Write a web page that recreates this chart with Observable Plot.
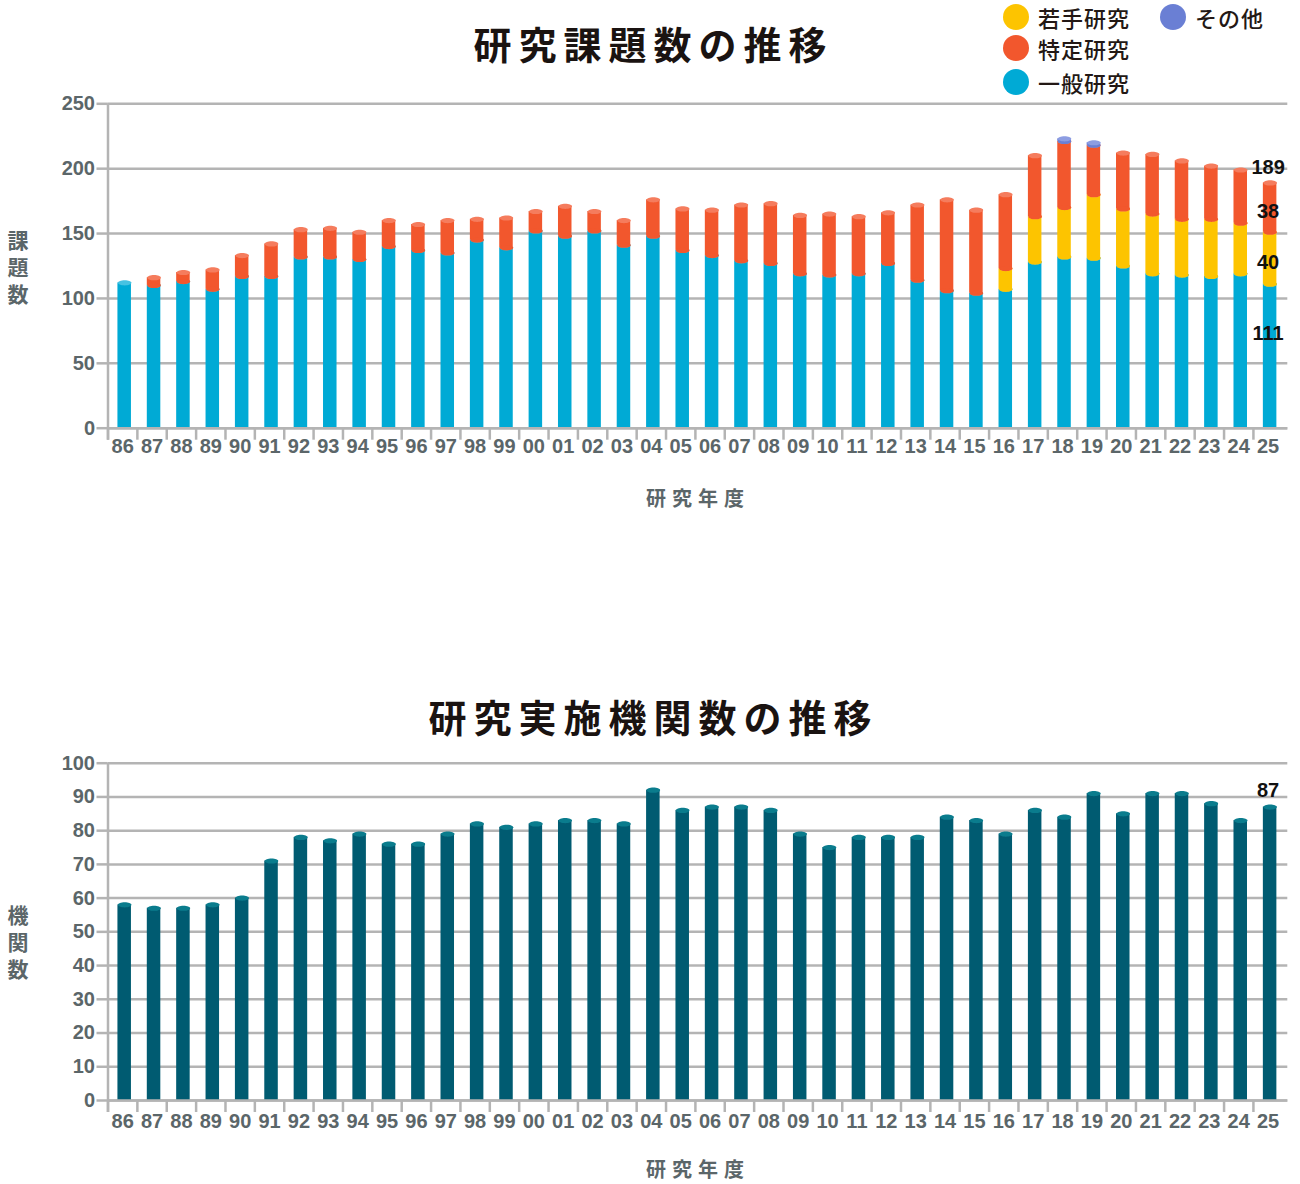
<!DOCTYPE html>
<html><head><meta charset="utf-8">
<script src="https://cdn.jsdelivr.net/npm/d3@7"></script>
<script src="https://cdn.jsdelivr.net/npm/@observablehq/plot@0.6"></script>
<style>
body{margin:0;background:#fff;}
#wrap{position:relative;width:1300px;height:1184px;overflow:hidden;font-family:"Noto Sans CJK JP","Noto Sans",sans-serif;}
.title{position:absolute;left:0;width:1300px;text-align:center;font-weight:700;font-size:38px;letter-spacing:7px;padding-left:7px;box-sizing:border-box;color:#1a1311;line-height:1;}
.ylab{position:absolute;left:7px;width:21px;writing-mode:vertical-rl;text-orientation:upright;font-weight:700;font-size:21px;letter-spacing:6px;line-height:21px;color:#5b6669;}
.xlab{position:absolute;left:595px;width:200px;text-align:center;font-weight:700;font-size:20px;letter-spacing:6px;padding-left:6px;box-sizing:border-box;color:#5b6669;line-height:1;}
.chart{position:absolute;left:0;}
.leg{position:absolute;display:flex;align-items:center;font-size:22px;letter-spacing:1px;color:#231815;line-height:1;font-weight:500;}
.leg span.sw{display:inline-block;width:26px;height:26px;border-radius:50%;margin-right:9px;}
</style></head>
<body><div id="wrap">
<div class="title" style="top:24px">研究課題数の推移</div>
<div id="legend"></div>
<div class="ylab" id="ylab1" style="top:230px"></div>
<div class="chart" id="c1" style="top:80px"></div>
<div class="xlab" style="top:488px">研究年度</div>
<div class="title" style="top:697px">研究実施機関数の推移</div>
<div class="ylab" id="ylab2" style="top:905px"></div>
<div class="chart" id="c2" style="top:740px"></div>
<div class="xlab" style="top:1159px">研究年度</div>
</div>
<script>
// ---------- data ----------
const years = ["86","87","88","89","90","91","92","93","94","95","96","97","98","99",
  "00","01","02","03","04","05","06","07","08","09","10","11","12","13","14","15",
  "16","17","18","19","20","21","22","23","24","25"];
const general  = [112,110,113,107,117,117,132,132,130,140,137,135,145,139,
  152,148,152,141,148,137,133,129,127,119,118,119,127,114,106,104,
  107,128,132,131,125,119,118,117,119,111];
const young    = [0,0,0,0,0,0,0,0,0,0,0,0,0,0,
  0,0,0,0,0,0,0,0,0,0,0,0,0,0,0,0,
  16,35,38,49,44,46,43,44,39,40];
const specific = [0,6,7,15,16,25,21,22,21,20,20,25,16,23,
  15,23,15,19,28,32,35,43,46,45,47,44,39,58,70,64,
  57,47,51,38,43,46,45,41,41,38];
const other    = [0,0,0,0,0,0,0,0,0,0,0,0,0,0,
  0,0,0,0,0,0,0,0,0,0,0,0,0,0,0,0,
  0,0,2,2,0,0,0,0,0,0];
const institutions = [58,57,57,58,60,71,78,77,79,76,76,79,82,81,
  82,83,83,82,92,86,87,87,86,79,75,78,78,78,84,83,
  79,86,84,91,85,91,91,88,83,87];
const yTicksTop = [0,50,100,150,200,250];
const yTicksBottom = [0,10,20,30,40,50,60,70,80,90,100];
const seriesNames = ["一般研究","若手研究","特定研究","その他"];
const legendOrder = [["若手研究","その他"],["特定研究"],["一般研究"]];
const yTitleTop = "課題数";
const yTitleBottom = "機関数";

// ---------- styles ----------
const colors = {"一般研究":"#00aad5","若手研究":"#fdc400","特定研究":"#f2572d","その他":"#6a7fd4"};
const capColors = {"一般研究":"#47c2e2","若手研究":"#fed54a","特定研究":"#f57c5d","その他":"#8d9de2"};
const teal = "#005b71", tealCap = "#0a7c8d";
const grid = "#b4b4b4", axisText = "#5b6669";
const W = 1300, mL = 107.5, step = 29.37, mR = W - mL - step * years.length;
const bw = step * 0.46;
function ellipse(rx, ry) {
  const k = 0.5523;
  return {draw(ctx) {
    ctx.moveTo(rx, 0);
    ctx.bezierCurveTo(rx, ry*k, rx*k, ry, 0, ry);
    ctx.bezierCurveTo(-rx*k, ry, -rx, ry*k, -rx, 0);
    ctx.bezierCurveTo(-rx, -ry*k, -rx*k, -ry, 0, -ry);
    ctx.bezierCurveTo(rx*k, -ry, rx, -ry*k, rx, 0);
    ctx.closePath();
  }};
}
const ell = ellipse(bw/2, 2.6);
const xScale = {type:"band", domain: years, paddingInner:0.54, paddingOuter:0.27, round:false, axis:null};
const svgStyle = {fontFamily:"'Liberation Sans', Arial, sans-serif", fontSize:"20px", fontWeight:"bold", background:"transparent", overflow:"visible"};

document.getElementById("ylab1").textContent = yTitleTop;
document.getElementById("ylab2").textContent = yTitleBottom;

// ---------- legend ----------
const legend = document.getElementById("legend");
const legPos = [[{x:1003,y:17},{x:1160,y:17}],[{x:1003,y:48}],[{x:1003,y:82}]];
legendOrder.forEach((row, r) => row.forEach((name, c) => {
  const d = document.createElement("div");
  d.className = "leg";
  d.style.left = legPos[r][c].x + "px";
  d.style.top = (legPos[r][c].y - 13) + "px";
  d.style.height = "26px";
  d.innerHTML = `<span class="sw" style="background:${colors[name]}"></span>${name}`;
  legend.appendChild(d);
}));

// ---------- chart 1 (stacked) ----------
const stackBase = years.map(() => 0);
const stacked = seriesNames.map(name => {
  const vals = {"一般研究":general,"若手研究":young,"特定研究":specific,"その他":other}[name];
  const rows = years.map((year, i) => {
    const y1 = stackBase[i]; stackBase[i] += vals[i];
    return {year, y1, y2: stackBase[i], v: vals[i], name};
  });
  return {name, rows};
});
const H1 = 440, mT1 = 23.3, mB1 = 92.3;
const marks1 = [Plot.ruleY(yTicksTop, {y: d => d, stroke: grid, strokeWidth: 2.5, insetRight: -5})];
stacked.forEach((s, si) => {
  const rows = s.rows.filter(d => d.v > 0);
  marks1.push(Plot.barY(rows, {x:"year", y1:"y1", y2:"y2", fill: colors[s.name], dx: 2}));
  if (si > 0) marks1.push(Plot.dot(rows, {x:"year", y:"y1", symbol: ell, fill: colors[s.name], dx: 2}));
  marks1.push(Plot.dot(rows, {x:"year", y:"y2", symbol: ell, fill: capColors[s.name], dx: 2}));
});
const lastI = years.length - 1;
const labelDy = {"一般研究": -23, "若手研究": 4, "特定研究": 4};
stacked.forEach(s => {
  const r = s.rows[lastI];
  if (r.v > 0 && labelDy[s.name] !== undefined)
    marks1.push(Plot.text([r], {x:"year", y: d => (d.y1 + d.y2)/2, text: d => String(d.v), dy: labelDy[s.name], fill:"#111", fontSize: 20, fontWeight:"bold"}));
});
marks1.push(Plot.text([{year: years[lastI], total: stackBase[lastI]}], {x:"year", y:"total", text: d => String(d.total), dy: -15, fill:"#111", fontSize: 20, fontWeight:"bold"}));
marks1.push(
  Plot.ruleY([0], {y: d => d, stroke: grid, strokeWidth: 2.5, insetRight: -5}),
  Plot.ruleX([years[0]], {x: d => d, dx: -step/2, stroke: grid, strokeWidth: 2.5, insetBottom: -12}),
  Plot.ruleX(years, {x: d => d, dx: -step/2, stroke: grid, strokeWidth: 2.5, insetTop: H1 - mT1 - mB1, insetBottom: -12}),
  Plot.axisY({ticks: yTicksTop, tickSize: 11, tickPadding: 2, stroke: grid, strokeWidth: 2.5, fill: axisText, label: null}),
  Plot.axisX({tickSize: 0, tickPadding: 11, fill: axisText, label: null})
);
const p1 = Plot.plot({width: W, height: H1, marginLeft: mL, marginRight: mR, marginTop: mT1, marginBottom: mB1,
  x: xScale, y: {domain:[0,250], axis:null}, style: svgStyle, marks: marks1});
document.getElementById("c1").appendChild(p1);

// ---------- chart 2 ----------
const H2 = 444, mT2 = 22.7, mB2 = 84;
const instRows = years.map((year, i) => ({year, v: institutions[i]}));
const p2 = Plot.plot({width: W, height: H2, marginLeft: mL, marginRight: mR, marginTop: mT2, marginBottom: mB2,
  x: xScale, y: {domain:[0,100], axis:null}, style: svgStyle,
  marks: [
    Plot.ruleY(yTicksBottom, {y: d => d, stroke: grid, strokeWidth: 2.5, insetRight: -5}),
    Plot.barY(instRows, {x:"year", y:"v", fill: teal, dx: 2}),
    Plot.dot(instRows, {x:"year", y:"v", symbol: ell, fill: tealCap, dx: 2}),
    Plot.text([instRows[lastI]], {x:"year", y:"v", text: d => String(d.v), dy: -16, fill:"#111", fontSize: 20, fontWeight:"bold"}),
    Plot.ruleY([0], {y: d => d, stroke: grid, strokeWidth: 2.5, insetRight: -5}),
    Plot.ruleX([years[0]], {x: d => d, dx: -step/2, stroke: grid, strokeWidth: 2.5, insetBottom: -12}),
    Plot.ruleX(years, {x: d => d, dx: -step/2, stroke: grid, strokeWidth: 2.5, insetTop: H2 - mT2 - mB2, insetBottom: -12}),
    Plot.axisY({ticks: yTicksBottom, tickSize: 11, tickPadding: 2, stroke: grid, strokeWidth: 2.5, fill: axisText, label: null}),
    Plot.axisX({tickSize: 0, tickPadding: 13, fill: axisText, label: null})
  ]});
document.getElementById("c2").appendChild(p2);
</script>
</body></html>
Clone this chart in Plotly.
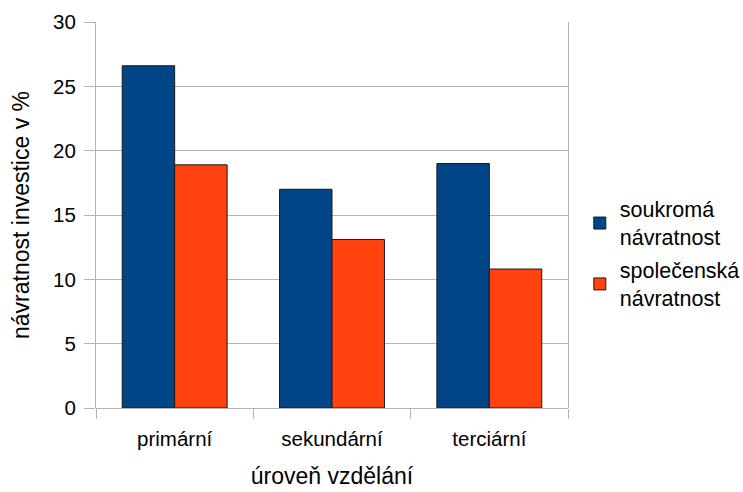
==========
▶ [EXERCISE]: Find the lines above that contain the word "this" and collect them.

▶ [WORKED ANSWER]:
Write a web page that recreates this chart with Observable Plot.
Clone this chart in Plotly.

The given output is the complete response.